[start]

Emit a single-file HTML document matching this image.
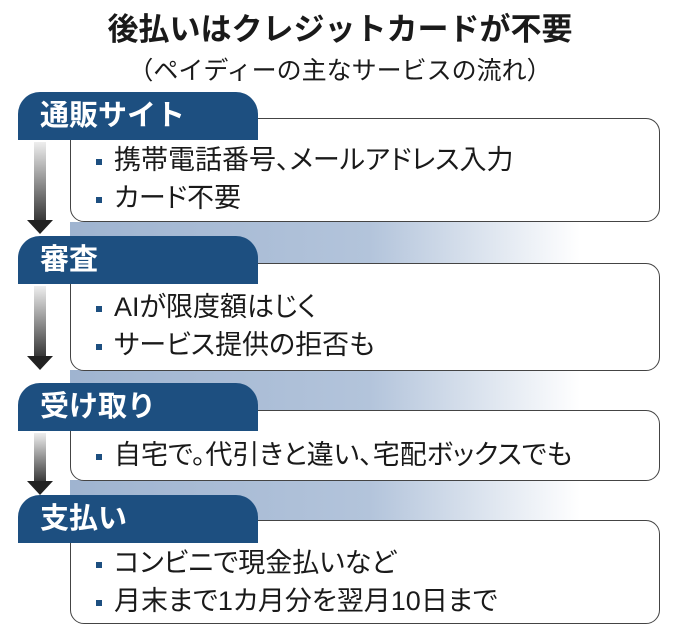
<!DOCTYPE html>
<html><head><meta charset="utf-8"><style>
body{margin:0;width:680px;height:637px;background:#fff;position:relative;overflow:hidden;font-family:"Liberation Sans","Noto Sans CJK JP",sans-serif;color:#1a1a1a}
.t{position:absolute;left:0;width:680px;text-align:center;white-space:nowrap}
.band{position:absolute;left:70px;width:600px;background:linear-gradient(90deg,#9fb4d0 0%,#b3c4db 50%,#fff 85%)}
.box{position:absolute;left:70px;width:590px;background:#fff;border:1.5px solid #444;border-radius:0 14px 14px 14px;box-sizing:border-box}
.tab{position:absolute;left:18px;width:240px;height:48px;background:#1d4f80;border-radius:22px 22px 0 0;color:#fff;font-weight:bold;font-size:29px;line-height:48px;padding-left:22px;box-sizing:border-box}
.it{position:absolute;left:96px;font-size:27px;line-height:30px;white-space:nowrap;font-feature-settings:"palt"}
.it:before{content:"";display:inline-block;width:6px;height:6px;background:#1d4f80;margin-right:12px;vertical-align:middle}
.ar{position:absolute;left:34px;width:12px;background:linear-gradient(#eee,#333)}
.ah{position:absolute;left:27px;width:0;height:0;border-left:13px solid transparent;border-right:13px solid transparent;border-top:14px solid #222}
</style></head><body>
<div class="t" style="top:4px;font-size:31px;font-weight:bold">後払いはクレジットカードが不要</div>
<div class="t" style="top:51px;font-size:25px">（ペイディーの主なサービスの流れ）</div>

<div class="band" style="top:222px;height:42px"></div>
<div class="band" style="top:370px;height:42px"></div>
<div class="band" style="top:480px;height:42px"></div>

<div class="box" style="top:118px;height:104px"></div>
<div class="tab" style="top:92px">通販サイト</div>
<div class="it" style="top:145px">携帯電話番号、メールアドレス入力</div>
<div class="it" style="top:183px">カード不要</div>

<div class="box" style="top:263px;height:108px"></div>
<div class="tab" style="top:236px">審査</div>
<div class="it" style="top:292px">AIが限度額はじく</div>
<div class="it" style="top:330px">サービス提供の拒否も</div>

<div class="box" style="top:410px;height:71px"></div>
<div class="tab" style="top:383px">受け取り</div>
<div class="it" style="top:440px">自宅で。代引きと違い、宅配ボックスでも</div>

<div class="box" style="top:520px;height:104px"></div>
<div class="tab" style="top:495px">支払い</div>
<div class="it" style="top:548px">コンビニで現金払いなど</div>
<div class="it" style="top:586px">月末まで1カ月分を翌月10日まで</div>

<div class="ar" style="top:142px;height:80px"></div><div class="ah" style="top:220px"></div>
<div class="ar" style="top:286px;height:72px"></div><div class="ah" style="top:356px"></div>
<div class="ar" style="top:433px;height:50px"></div><div class="ah" style="top:481px"></div>
</body></html>
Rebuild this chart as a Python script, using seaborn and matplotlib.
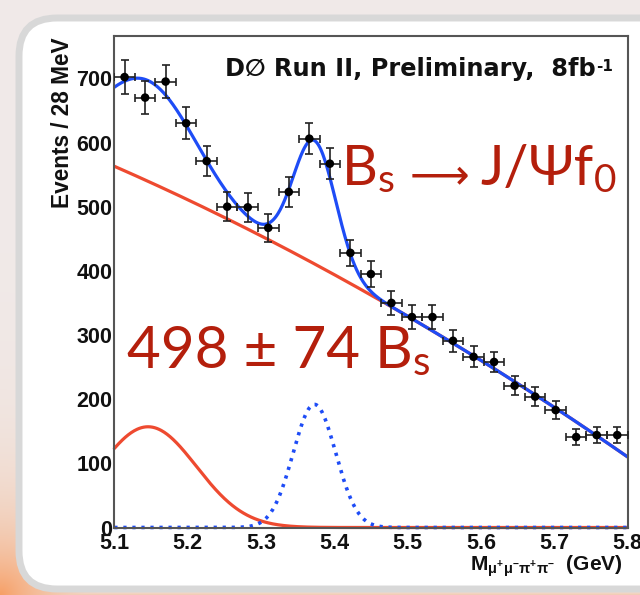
import numpy as np
import pandas as pd
import matplotlib
matplotlib.use("Agg")
import matplotlib.pyplot as plt
import seaborn as sns
from matplotlib.patches import FancyBboxPatch
from matplotlib.ticker import MultipleLocator, FormatStrFormatter

# ---- measured mass spectrum (28 MeV bins) ----
bin_centres = [5.114, 5.142, 5.170, 5.198, 5.226, 5.254, 5.282, 5.310, 5.338,
               5.366, 5.394, 5.422, 5.450, 5.478, 5.506, 5.534, 5.562, 5.590,
               5.618, 5.646, 5.674, 5.702, 5.730, 5.758, 5.786]
events = [702, 670, 695, 630, 571, 500, 499, 467, 523,
          606, 567, 428, 395, 350, 328, 328, 291, 266,
          258, 221, 204, 183, 141, 144, 144]
event_err = [26.5, 25.9, 26.4, 25.1, 23.9, 22.4, 22.3, 21.6, 22.9,
             24.6, 23.8, 20.7, 19.9, 18.7, 18.1, 18.1, 17.1, 16.3,
             16.1, 14.9, 14.3, 13.5, 11.9, 12.0, 12.0]
half_bin = 0.014
bin_width = 0.028

# ---- fit model components ----
bkg_coef = [563.0, -500.0, -210.0]          # quadratic in (m - 5.1)
refl_amp, refl_mean, refl_sigma = 157.0, 5.146, 0.066
sig_yield, sig_mean, sig_sigma = 498.0, 5.373, 0.029
sig_err = 74

x_ticks = [5.1, 5.2, 5.3, 5.4, 5.5, 5.6, 5.7, 5.8]
y_ticks = [0, 100, 200, 300, 400, 500, 600, 700]

sns.set_theme(style="white")
plt.rcParams["font.family"] = ["Liberation Sans", "DejaVu Sans"]
plt.rcParams["mathtext.default"] = "regular"

W, H = 640, 595
fig = plt.figure(figsize=(W / 100, H / 100), dpi=100)

# ---- slide backdrop with rounded white panel ----
back = fig.add_axes([0, 0, 1, 1])
back.set_axis_off()
yy, xx = np.mgrid[0:H, 0:W]
base = np.array([240, 234, 233]) / 255.0
glow = np.array([247, 158, 100]) / 255.0
w = np.exp(-np.hypot(xx, yy - H) / 70.0)
w = np.maximum(w, 0.45 * np.exp(-(H - yy) / 5.0))[..., None]
back.imshow(base * (1 - w) + glow * w, extent=(0, W, H, 0), aspect="auto")
back.add_patch(FancyBboxPatch((19, 18), 720, 571,
                              boxstyle="round,pad=0,rounding_size=38",
                              fc="white", ec="#d8d8d8", lw=5))
back.set_xlim(0, W)
back.set_ylim(H, 0)

# ---- main histogram frame ----
x0, x1, ytop, ybot = 114.3, 627.5, 36.0, 527.5
ax = fig.add_axes([x0 / W, (H - ybot) / H, (x1 - x0) / W, (ybot - ytop) / H])
ax.patch.set_alpha(0)

m = np.linspace(5.1, 5.8, 700)
t = m - 5.1
bkg = bkg_coef[0] + bkg_coef[1] * t + bkg_coef[2] * t ** 2
refl = refl_amp * np.exp(-0.5 * ((m - refl_mean) / refl_sigma) ** 2)
sig = (sig_yield * bin_width / (sig_sigma * np.sqrt(2 * np.pi))
       * np.exp(-0.5 * ((m - sig_mean) / sig_sigma) ** 2))
curves = pd.DataFrame({"m": m, "bkg": bkg, "refl": refl, "sig": sig,
                       "total": bkg + refl + sig})

red = "#ee4a30"
blue = "#1e4cf6"
sns.lineplot(data=curves, x="m", y="bkg", ax=ax, color=red, lw=2.3)
sns.lineplot(data=curves, x="m", y="refl", ax=ax, color=red, lw=2.3, clip_on=False)
sig_line = sns.lineplot(data=curves, x="m", y="sig", ax=ax, color=blue, lw=2.6,
                        clip_on=False).lines[-1]
sig_line.set_dashes((0.9, 1.6))
sns.lineplot(data=curves, x="m", y="total", ax=ax, color=blue, lw=2.3)

ax.errorbar(bin_centres, events, xerr=half_bin, yerr=event_err, fmt="none",
            ecolor="#222222", elinewidth=1.2, capsize=3.2, capthick=1.2, zorder=4)
sns.scatterplot(x=bin_centres, y=events, ax=ax, color="black", s=38,
                edgecolor="none", zorder=5)

ax.set_xlim(5.1, 5.8)
ax.set_ylim(0, 766)
ax.set_xticks(x_ticks)
ax.set_yticks(y_ticks)
ax.xaxis.set_major_formatter(FormatStrFormatter("%.1f"))
ax.xaxis.set_minor_locator(MultipleLocator(0.02))
ax.yaxis.set_minor_locator(MultipleLocator(20))
ax.tick_params(which="both", direction="in", top=False, right=False,
               color="#444444", width=1.3)
ax.tick_params(which="major", length=15)
ax.tick_params(which="minor", length=8)
ax.tick_params(axis="y", which="major", pad=1.5)
ax.tick_params(axis="x", which="major", pad=4)
for lab in ax.get_xticklabels() + ax.get_yticklabels():
    lab.set_fontweight("bold")
    lab.set_fontsize(15.5)
    lab.set_color("#111111")
for sp in ax.spines.values():
    sp.set_color("#555555")
    sp.set_linewidth(1.5)
ax.set_xlabel("")
ax.set_ylabel("")

ink = "#111111"
ax.text(-0.100, 0.997, "Events / 28 MeV", transform=ax.transAxes, rotation=90,
        ha="center", va="top", fontsize=16.3, fontweight="bold", color=ink)
ax.text(0.991, -0.088, r"M$_{μ^{+}μ^{-}π^{+}π^{-}}$  (GeV)", transform=ax.transAxes,
        ha="right", va="baseline", fontsize=15, fontweight="bold", color=ink)

# experiment tag with a superscript exponent
tag = ax.text(0.938, 0.9186, "D∅ Run II, Preliminary,  8fb", transform=ax.transAxes,
              ha="right", va="baseline", fontsize=17.3, fontweight="bold", color=ink,
              family=["DejaVu Sans"])
ax.annotate("-1", xy=(1.0, 1.0), xycoords=tag, xytext=(0.5, -1.5), textcoords="offset points",
            ha="left", va="top", fontsize=11, fontweight="bold", color=ink,
            family=["DejaVu Sans"])

# large annotations: pieces chained one after another (text, size, drop, gap in pt)
dark_red = "#b41f0c"
big = dict(color=dark_red, family=["Lato", "DejaVu Sans"])


def chained(parts, x, y):
    txt, size, drop, _ = parts[0]
    prev = ax.text(x, y - drop, txt, ha="left", va="baseline", fontsize=size, **big)
    for txt, size, drop, gap in parts[1:]:
        prev = ax.annotate(txt, xy=(1.0, y - drop), xycoords=(prev, "data"),
                           xytext=(gap, 0), textcoords="offset points",
                           ha="left", va="baseline", fontsize=size, **big)
    return prev


chained([("B", 40, 0, 0), ("s", 28, 11, 0), ("⟶", 30, 5, 11),
         ("J/Ψf", 40, 0, 8), ("0", 28, 11, 0)], 5.4106, 534)
chained([(f"{sig_yield:.0f} ± {sig_err} B", 42, 0, 0), ("s", 29, 11, 0)], 5.1173, 249)

fig.savefig("out.png", dpi=100)
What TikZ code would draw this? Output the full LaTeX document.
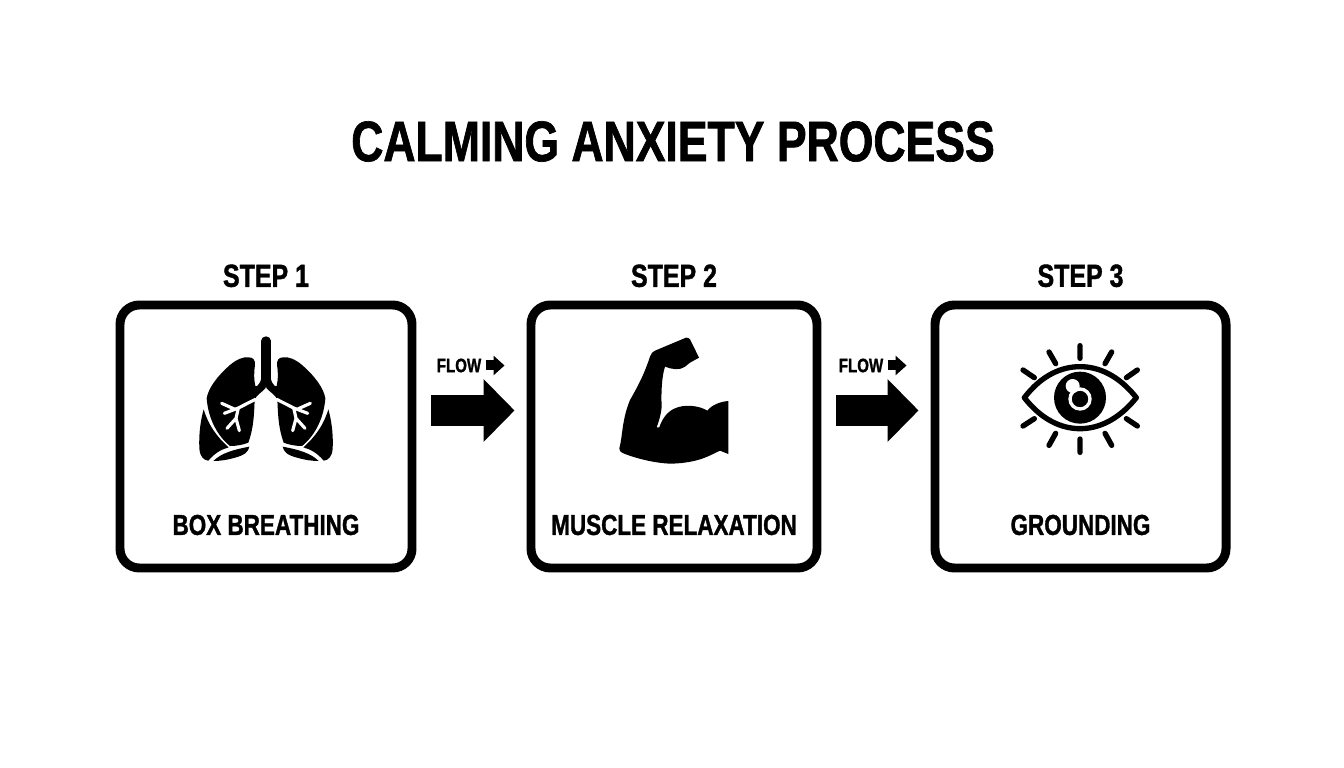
\documentclass[tikz,border=0pt]{standalone}
\usepackage{fontspec}
\setsansfont{Liberation Sans}[FakeStretch=0.78,BoldFeatures={FakeBold=1.2}]
\usetikzlibrary{
  positioning,
  arrows.meta,
  calc
}

\begin{document}
\begin{tikzpicture}[
      font=\sffamily\bfseries,
      stepbox/.style={
        rectangle,
        rounded corners=11pt,
        draw=black,
        line width=5.1pt,
        fill=white,
        minimum height=5.26cm
      },
      title/.style={
        font=\sffamily\bfseries\fontsize{32.5}{36}\selectfont
      },
      steplabel/.style={
        font=\sffamily\bfseries\fontsize{18.2}{22}\selectfont,
        inner sep=0pt
      },
      boxlabel/.style={
        font=\sffamily\bfseries\fontsize{16.4}{20}\selectfont,
        inner sep=0pt
      },
      flowlabel/.style={
        font=\sffamily\bfseries\fontsize{11}{14}\selectfont,
        inner sep=0pt
      },
      flow/.style={
        -{Triangle[length=0.62cm,width=1.22cm]},
        line width=0.62cm
      },
      smallflow/.style={
        -{Triangle[length=0.22cm,width=0.38cm]},
        line width=0.2cm
      },
      icon/.style={
        x=0.006667cm,
        y=-0.006667cm
      },
      lunghalf/.pic={
        \fill (205,112) .. controls (218,112) and (226,118) .. (225,135)
          .. controls (221,160) and (222,180) .. (226,198)
          -- (258,203) .. controls (245,218) and (228,225) .. (224,240)
          .. controls (222,280) and (222,320) .. (205,368)
          .. controls (190,374) and (170,378) .. (150,378)
          .. controls (115,350) and (85,300) .. (80,235)
          .. controls (85,205) and (110,170) .. (150,135)
          .. controls (170,118) and (190,110) .. (205,112) -- cycle;
        \fill (71,268) .. controls (85,315) and (110,350) .. (146,382)
          .. controls (125,388) and (105,398) .. (85,422)
          .. controls (70,420) and (60,410) .. (58,385)
          .. controls (56,340) and (62,300) .. (71,268) -- cycle;
        \fill (100,423) .. controls (125,398) and (165,388) .. (208,380)
          .. controls (205,395) and (195,405) .. (165,413)
          .. controls (140,420) and (120,423) .. (100,423) -- cycle;
        \draw[white,line width=1.8pt,line cap=round]
          (226,238) -- (175,264) -- (133,280)
          (165,268) -- (125,250)
          (175,264) -- (168,295) -- (141,325)
          (168,295) -- (178,332);
      }
    ]

    \useasboundingbox (0,0) rectangle (26.88,15.36);

    \node[title] (heading) at (13.46,12.53) {CALMING ANXIETY PROCESS};

    % Boxes
    \node[stepbox, minimum width=5.84cm] (box1) at (5.32,6.63) {};
    \node[stepbox, minimum width=5.72cm] (box2) at (13.48,6.63) {};
    \node[stepbox, minimum width=5.82cm] (box3) at (21.61,6.63) {};

    \node[steplabel, above=0.26cm of box1] (step1) {STEP 1};
    \node[steplabel, above=0.26cm of box2] (step2) {STEP 2};
    \node[steplabel, above=0.26cm of box3] (step3) {STEP 3};

    \node[boxlabel] (label1) at ($(box1.center)+(0,-1.77)$) {BOX BREATHING};
    \node[boxlabel] (label2) at ($(box2.center)+(0,-1.77)$) {MUSCLE RELAXATION};
    \node[boxlabel] (label3) at ($(box3.center)+(0,-1.77)$) {GROUNDING};

    % Routing
    \coordinate (port1) at ($(box1.east)+(0.30,0.52)$);
    \coordinate (port2) at ($(box2.west)+(-0.24,0.52)$);
    \coordinate (port3) at ($(box2.east)+(0.30,0.52)$);
    \coordinate (port4) at ($(box3.west)+(-0.24,0.52)$);

    \draw[flow] (port1) -- (port2);
    \draw[flow] (port3) -- (port4);

    \node[flowlabel] (flow1) at (9.18,8.05) {FLOW};
    \node[flowlabel] (flow2) at (17.22,8.05) {FLOW};

    \coordinate (tip1) at ($(flow1.east)+(0.46,0)$);
    \coordinate (tip2) at ($(flow2.east)+(0.46,0)$);

    \draw[smallflow] ($(flow1.east)+(0.08,0)$) -- (tip1);
    \draw[smallflow] ($(flow2.east)+(0.08,0)$) -- (tip2);

    % Lungs
    \begin{scope}[shift={(3.6,8.96)},icon]
      \draw[line width=28*0.006667cm,line cap=round] (258,63) -- (258,175);
      \fill (244,170) .. controls (244,185) and (236,195) .. (224,205)
        -- (258,203) -- (292,205)
        .. controls (280,195) and (272,185) .. (272,170) -- cycle;
      \pic {lunghalf};
      \pic[xscale=-1,shift={(-516,0)}] {lunghalf};
    \end{scope}

    % Arm
    \begin{scope}[shift={(12,8.96)},icon]
      \fill (258,53) .. controls (264,53) and (268,55) .. (270,58)
        -- (297,113) -- (270,128) -- (255,140)
        .. controls (240,152) and (215,148) .. (195,140)
        .. controls (185,170) and (183,220) .. (185,260)
        .. controls (183,285) and (176,305) .. (170,322) -- (178,322)
        .. controls (185,300) and (200,275) .. (225,265)
        .. controls (250,253) and (295,255) .. (322,272)
        .. controls (335,255) and (360,245) .. (385,243)
        -- (385,402) -- (360,392)
        .. controls (330,405) and (300,428) .. (215,431)
        .. controls (160,430) and (100,412) .. (70,400)
        .. controls (60,395) and (57,390) .. (58,385)
        .. controls (68,350) and (65,300) .. (90,240)
        .. controls (110,205) and (130,170) .. (150,110)
        .. controls (153,100) and (158,95) .. (165,92) -- cycle;
    \end{scope}

    % Eye
    \begin{scope}[shift={(20.1,8.76)},icon]
      \draw[line width=16*0.006667cm,line join=round]
        (58,203) .. controls (110,135) and (170,110) .. (225,110)
        .. controls (280,110) and (340,135) .. (394,203)
        .. controls (340,270) and (280,296) .. (225,296)
        .. controls (170,296) and (110,270) .. (58,203) -- cycle;
      \fill (225,203) circle[radius=78];
      \draw[white,line width=10*0.006667cm] (225,207) circle[radius=30];
      \fill[white] (203,168) circle[radius=21];
      \draw[line width=16*0.006667cm,line cap=round]
        (225,47) -- (225,85)
        (132,66) -- (152,101)
        (320,66) -- (300,101)
        (54,120) -- (88,143)
        (397,120) -- (364,143)
        (54,288) -- (88,266)
        (397,288) -- (364,266)
        (152,310) -- (132,346)
        (300,310) -- (320,346)
        (225,327) -- (225,367);
    \end{scope}

    \end{tikzpicture}
\end{document}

[end]

◆ REQUIREMENTS ◆
Write out word for word the lines above that run from the one with "Rebuild this chart" to the one with "from matplotlib.ticker import". Include both end lines; exclude the images.

◆ FULL OUTPUT ◆
Rebuild this chart as a Python script, using seaborn and matplotlib.
import numpy as np
import pandas as pd
import matplotlib
matplotlib.use("Agg")
import matplotlib.pyplot as plt
import seaborn as sns
from matplotlib.patches import FancyBboxPatch
from matplotlib.ticker import MultipleLocator, FormatStrFormatter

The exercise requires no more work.